[begin LISTING]
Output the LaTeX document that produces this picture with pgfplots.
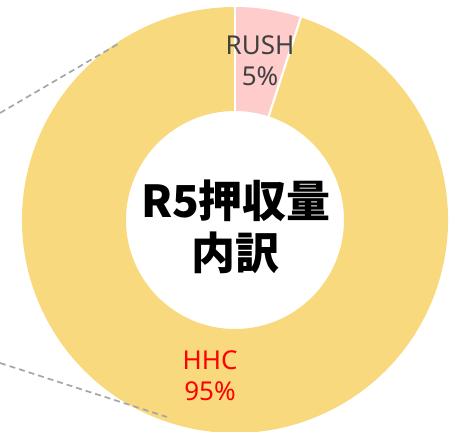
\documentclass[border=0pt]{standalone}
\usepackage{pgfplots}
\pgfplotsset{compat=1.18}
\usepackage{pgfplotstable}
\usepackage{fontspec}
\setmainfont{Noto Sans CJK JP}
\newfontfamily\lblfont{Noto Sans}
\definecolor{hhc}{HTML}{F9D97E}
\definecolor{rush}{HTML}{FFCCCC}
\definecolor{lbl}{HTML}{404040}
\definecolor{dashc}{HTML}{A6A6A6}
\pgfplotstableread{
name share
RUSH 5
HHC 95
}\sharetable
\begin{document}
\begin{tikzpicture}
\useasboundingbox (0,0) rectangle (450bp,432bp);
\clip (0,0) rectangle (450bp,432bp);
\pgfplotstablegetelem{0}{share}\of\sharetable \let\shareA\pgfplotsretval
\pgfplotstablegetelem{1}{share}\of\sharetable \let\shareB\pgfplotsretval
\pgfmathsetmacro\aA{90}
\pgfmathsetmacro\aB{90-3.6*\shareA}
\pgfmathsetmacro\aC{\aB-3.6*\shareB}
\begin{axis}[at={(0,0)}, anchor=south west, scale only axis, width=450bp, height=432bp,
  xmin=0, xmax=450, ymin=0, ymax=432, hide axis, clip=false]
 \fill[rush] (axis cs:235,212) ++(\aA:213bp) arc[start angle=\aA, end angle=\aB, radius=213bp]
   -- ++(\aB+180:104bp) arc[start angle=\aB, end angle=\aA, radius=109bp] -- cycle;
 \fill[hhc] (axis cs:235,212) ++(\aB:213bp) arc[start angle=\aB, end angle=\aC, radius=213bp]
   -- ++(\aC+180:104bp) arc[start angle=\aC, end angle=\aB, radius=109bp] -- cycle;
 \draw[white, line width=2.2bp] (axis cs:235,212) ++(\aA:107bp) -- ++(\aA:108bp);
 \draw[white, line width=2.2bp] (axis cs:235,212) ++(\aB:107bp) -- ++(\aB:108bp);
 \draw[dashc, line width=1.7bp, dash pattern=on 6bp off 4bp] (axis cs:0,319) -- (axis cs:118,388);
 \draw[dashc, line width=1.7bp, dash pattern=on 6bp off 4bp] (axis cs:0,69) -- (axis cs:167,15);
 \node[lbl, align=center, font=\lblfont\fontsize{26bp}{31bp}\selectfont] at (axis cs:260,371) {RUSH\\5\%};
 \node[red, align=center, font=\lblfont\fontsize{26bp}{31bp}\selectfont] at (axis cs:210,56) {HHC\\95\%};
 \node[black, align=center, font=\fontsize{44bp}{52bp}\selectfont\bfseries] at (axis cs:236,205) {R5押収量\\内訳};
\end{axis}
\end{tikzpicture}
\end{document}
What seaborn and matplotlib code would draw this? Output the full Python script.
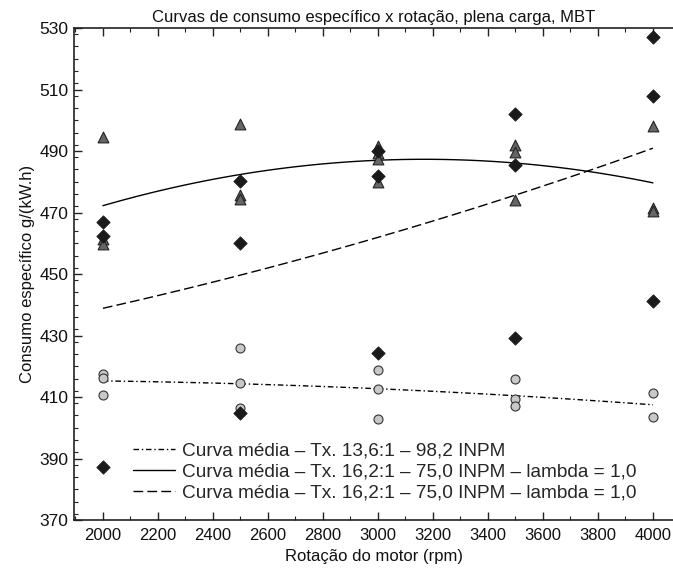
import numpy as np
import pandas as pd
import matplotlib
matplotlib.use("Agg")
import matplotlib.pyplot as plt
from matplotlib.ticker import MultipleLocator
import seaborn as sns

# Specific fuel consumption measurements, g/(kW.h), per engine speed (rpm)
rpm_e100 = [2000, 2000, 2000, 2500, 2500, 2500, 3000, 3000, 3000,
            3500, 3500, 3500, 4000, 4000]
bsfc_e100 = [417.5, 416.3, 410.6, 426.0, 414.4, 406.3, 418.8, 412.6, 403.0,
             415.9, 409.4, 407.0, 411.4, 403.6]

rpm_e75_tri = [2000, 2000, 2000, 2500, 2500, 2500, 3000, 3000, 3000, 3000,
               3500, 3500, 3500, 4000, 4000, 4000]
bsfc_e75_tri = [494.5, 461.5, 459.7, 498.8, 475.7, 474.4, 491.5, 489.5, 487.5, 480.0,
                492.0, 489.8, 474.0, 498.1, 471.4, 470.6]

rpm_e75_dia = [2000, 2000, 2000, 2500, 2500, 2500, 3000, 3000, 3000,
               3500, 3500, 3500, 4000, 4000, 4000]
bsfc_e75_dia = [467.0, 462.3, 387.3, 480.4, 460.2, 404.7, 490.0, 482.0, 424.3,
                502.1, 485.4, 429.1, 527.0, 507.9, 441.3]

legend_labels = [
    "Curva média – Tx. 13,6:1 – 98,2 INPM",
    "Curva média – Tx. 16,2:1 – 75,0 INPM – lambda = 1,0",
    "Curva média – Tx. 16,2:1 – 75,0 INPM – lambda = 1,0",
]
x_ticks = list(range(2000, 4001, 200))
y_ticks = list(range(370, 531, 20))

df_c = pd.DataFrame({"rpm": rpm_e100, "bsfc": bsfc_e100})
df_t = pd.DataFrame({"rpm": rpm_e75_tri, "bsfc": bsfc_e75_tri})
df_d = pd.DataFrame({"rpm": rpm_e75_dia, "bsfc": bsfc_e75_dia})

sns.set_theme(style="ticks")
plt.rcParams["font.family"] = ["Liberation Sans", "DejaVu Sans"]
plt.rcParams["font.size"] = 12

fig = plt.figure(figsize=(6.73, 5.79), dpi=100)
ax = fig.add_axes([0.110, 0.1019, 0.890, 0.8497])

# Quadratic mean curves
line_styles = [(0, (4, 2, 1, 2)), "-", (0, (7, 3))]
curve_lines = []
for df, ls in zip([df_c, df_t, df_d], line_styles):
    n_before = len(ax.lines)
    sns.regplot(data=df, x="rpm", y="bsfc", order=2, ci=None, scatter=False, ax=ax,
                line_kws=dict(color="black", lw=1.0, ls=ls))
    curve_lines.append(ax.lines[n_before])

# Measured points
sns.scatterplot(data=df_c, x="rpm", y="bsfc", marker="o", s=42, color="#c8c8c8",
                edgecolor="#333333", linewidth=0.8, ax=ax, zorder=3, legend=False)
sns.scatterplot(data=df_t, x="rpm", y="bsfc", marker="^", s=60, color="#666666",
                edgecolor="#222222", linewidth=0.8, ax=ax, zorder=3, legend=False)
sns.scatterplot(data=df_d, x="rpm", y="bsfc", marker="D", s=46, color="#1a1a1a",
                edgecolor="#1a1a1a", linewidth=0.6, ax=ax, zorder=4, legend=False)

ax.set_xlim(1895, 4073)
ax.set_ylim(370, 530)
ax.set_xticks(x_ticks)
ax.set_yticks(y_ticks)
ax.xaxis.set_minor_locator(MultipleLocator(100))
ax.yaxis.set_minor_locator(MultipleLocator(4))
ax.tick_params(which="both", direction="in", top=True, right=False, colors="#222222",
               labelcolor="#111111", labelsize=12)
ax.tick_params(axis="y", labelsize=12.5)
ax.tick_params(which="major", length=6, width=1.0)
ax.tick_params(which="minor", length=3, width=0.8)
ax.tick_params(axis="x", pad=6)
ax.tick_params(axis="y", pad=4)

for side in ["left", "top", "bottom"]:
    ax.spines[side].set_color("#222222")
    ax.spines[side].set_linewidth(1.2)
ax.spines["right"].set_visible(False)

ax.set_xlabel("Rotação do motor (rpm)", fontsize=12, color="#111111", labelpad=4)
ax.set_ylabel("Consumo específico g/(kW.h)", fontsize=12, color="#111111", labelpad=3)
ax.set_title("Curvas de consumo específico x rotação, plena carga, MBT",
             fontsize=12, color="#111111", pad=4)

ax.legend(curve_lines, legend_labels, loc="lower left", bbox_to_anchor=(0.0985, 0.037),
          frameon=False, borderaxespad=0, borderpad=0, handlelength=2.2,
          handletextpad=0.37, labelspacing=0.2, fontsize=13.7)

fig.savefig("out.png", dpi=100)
[end LISTING]
### [WRITTEN REQUEST]
Without the pictures, return the entries exactly as they appear.

### [EXPECTED ANSWER]
Output the LaTeX document that produces this picture with pgfplots.
\documentclass[border=0pt]{standalone}
\usepackage{pgfplots}
\pgfplotsset{compat=1.18}
\usepackage{pgfplotstable}
\usepackage{fontspec}
\setmainfont{Noto Sans CJK JP}
\newfontfamily\lblfont{Noto Sans}
\definecolor{hhc}{HTML}{F9D97E}
\definecolor{rush}{HTML}{FFCCCC}
\definecolor{lbl}{HTML}{404040}
\definecolor{dashc}{HTML}{A6A6A6}
\pgfplotstableread{
name share
RUSH 5
HHC 95
}\sharetable
\begin{document}
\begin{tikzpicture}
\useasboundingbox (0,0) rectangle (450bp,432bp);
\clip (0,0) rectangle (450bp,432bp);
\pgfplotstablegetelem{0}{share}\of\sharetable \let\shareA\pgfplotsretval
\pgfplotstablegetelem{1}{share}\of\sharetable \let\shareB\pgfplotsretval
\pgfmathsetmacro\aA{90}
\pgfmathsetmacro\aB{90-3.6*\shareA}
\pgfmathsetmacro\aC{\aB-3.6*\shareB}
\begin{axis}[at={(0,0)}, anchor=south west, scale only axis, width=450bp, height=432bp,
  xmin=0, xmax=450, ymin=0, ymax=432, hide axis, clip=false]
 \fill[rush] (axis cs:235,212) ++(\aA:213bp) arc[start angle=\aA, end angle=\aB, radius=213bp]
   -- ++(\aB+180:104bp) arc[start angle=\aB, end angle=\aA, radius=109bp] -- cycle;
 \fill[hhc] (axis cs:235,212) ++(\aB:213bp) arc[start angle=\aB, end angle=\aC, radius=213bp]
   -- ++(\aC+180:104bp) arc[start angle=\aC, end angle=\aB, radius=109bp] -- cycle;
 \draw[white, line width=2.2bp] (axis cs:235,212) ++(\aA:107bp) -- ++(\aA:108bp);
 \draw[white, line width=2.2bp] (axis cs:235,212) ++(\aB:107bp) -- ++(\aB:108bp);
 \draw[dashc, line width=1.7bp, dash pattern=on 6bp off 4bp] (axis cs:0,319) -- (axis cs:118,388);
 \draw[dashc, line width=1.7bp, dash pattern=on 6bp off 4bp] (axis cs:0,69) -- (axis cs:167,15);
 \node[lbl, align=center, font=\lblfont\fontsize{26bp}{31bp}\selectfont] at (axis cs:260,371) {RUSH\\5\%};
 \node[red, align=center, font=\lblfont\fontsize{26bp}{31bp}\selectfont] at (axis cs:210,56) {HHC\\95\%};
 \node[black, align=center, font=\fontsize{44bp}{52bp}\selectfont\bfseries] at (axis cs:236,205) {R5押収量\\内訳};
\end{axis}
\end{tikzpicture}
\end{document}
What seaborn and matplotlib code would draw this? Output the full Python script.
import numpy as np
import pandas as pd
import matplotlib
matplotlib.use("Agg")
import matplotlib.pyplot as plt
from matplotlib.ticker import MultipleLocator
import seaborn as sns

# Specific fuel consumption measurements, g/(kW.h), per engine speed (rpm)
rpm_e100 = [2000, 2000, 2000, 2500, 2500, 2500, 3000, 3000, 3000,
            3500, 3500, 3500, 4000, 4000]
bsfc_e100 = [417.5, 416.3, 410.6, 426.0, 414.4, 406.3, 418.8, 412.6, 403.0,
             415.9, 409.4, 407.0, 411.4, 403.6]

rpm_e75_tri = [2000, 2000, 2000, 2500, 2500, 2500, 3000, 3000, 3000, 3000,
               3500, 3500, 3500, 4000, 4000, 4000]
bsfc_e75_tri = [494.5, 461.5, 459.7, 498.8, 475.7, 474.4, 491.5, 489.5, 487.5, 480.0,
                492.0, 489.8, 474.0, 498.1, 471.4, 470.6]

rpm_e75_dia = [2000, 2000, 2000, 2500, 2500, 2500, 3000, 3000, 3000,
               3500, 3500, 3500, 4000, 4000, 4000]
bsfc_e75_dia = [467.0, 462.3, 387.3, 480.4, 460.2, 404.7, 490.0, 482.0, 424.3,
                502.1, 485.4, 429.1, 527.0, 507.9, 441.3]

legend_labels = [
    "Curva média – Tx. 13,6:1 – 98,2 INPM",
    "Curva média – Tx. 16,2:1 – 75,0 INPM – lambda = 1,0",
    "Curva média – Tx. 16,2:1 – 75,0 INPM – lambda = 1,0",
]
x_ticks = list(range(2000, 4001, 200))
y_ticks = list(range(370, 531, 20))

df_c = pd.DataFrame({"rpm": rpm_e100, "bsfc": bsfc_e100})
df_t = pd.DataFrame({"rpm": rpm_e75_tri, "bsfc": bsfc_e75_tri})
df_d = pd.DataFrame({"rpm": rpm_e75_dia, "bsfc": bsfc_e75_dia})

sns.set_theme(style="ticks")
plt.rcParams["font.family"] = ["Liberation Sans", "DejaVu Sans"]
plt.rcParams["font.size"] = 12

fig = plt.figure(figsize=(6.73, 5.79), dpi=100)
ax = fig.add_axes([0.110, 0.1019, 0.890, 0.8497])

# Quadratic mean curves
line_styles = [(0, (4, 2, 1, 2)), "-", (0, (7, 3))]
curve_lines = []
for df, ls in zip([df_c, df_t, df_d], line_styles):
    n_before = len(ax.lines)
    sns.regplot(data=df, x="rpm", y="bsfc", order=2, ci=None, scatter=False, ax=ax,
                line_kws=dict(color="black", lw=1.0, ls=ls))
    curve_lines.append(ax.lines[n_before])

# Measured points
sns.scatterplot(data=df_c, x="rpm", y="bsfc", marker="o", s=42, color="#c8c8c8",
                edgecolor="#333333", linewidth=0.8, ax=ax, zorder=3, legend=False)
sns.scatterplot(data=df_t, x="rpm", y="bsfc", marker="^", s=60, color="#666666",
                edgecolor="#222222", linewidth=0.8, ax=ax, zorder=3, legend=False)
sns.scatterplot(data=df_d, x="rpm", y="bsfc", marker="D", s=46, color="#1a1a1a",
                edgecolor="#1a1a1a", linewidth=0.6, ax=ax, zorder=4, legend=False)

ax.set_xlim(1895, 4073)
ax.set_ylim(370, 530)
ax.set_xticks(x_ticks)
ax.set_yticks(y_ticks)
ax.xaxis.set_minor_locator(MultipleLocator(100))
ax.yaxis.set_minor_locator(MultipleLocator(4))
ax.tick_params(which="both", direction="in", top=True, right=False, colors="#222222",
               labelcolor="#111111", labelsize=12)
ax.tick_params(axis="y", labelsize=12.5)
ax.tick_params(which="major", length=6, width=1.0)
ax.tick_params(which="minor", length=3, width=0.8)
ax.tick_params(axis="x", pad=6)
ax.tick_params(axis="y", pad=4)

for side in ["left", "top", "bottom"]:
    ax.spines[side].set_color("#222222")
    ax.spines[side].set_linewidth(1.2)
ax.spines["right"].set_visible(False)

ax.set_xlabel("Rotação do motor (rpm)", fontsize=12, color="#111111", labelpad=4)
ax.set_ylabel("Consumo específico g/(kW.h)", fontsize=12, color="#111111", labelpad=3)
ax.set_title("Curvas de consumo específico x rotação, plena carga, MBT",
             fontsize=12, color="#111111", pad=4)

ax.legend(curve_lines, legend_labels, loc="lower left", bbox_to_anchor=(0.0985, 0.037),
          frameon=False, borderaxespad=0, borderpad=0, handlelength=2.2,
          handletextpad=0.37, labelspacing=0.2, fontsize=13.7)

fig.savefig("out.png", dpi=100)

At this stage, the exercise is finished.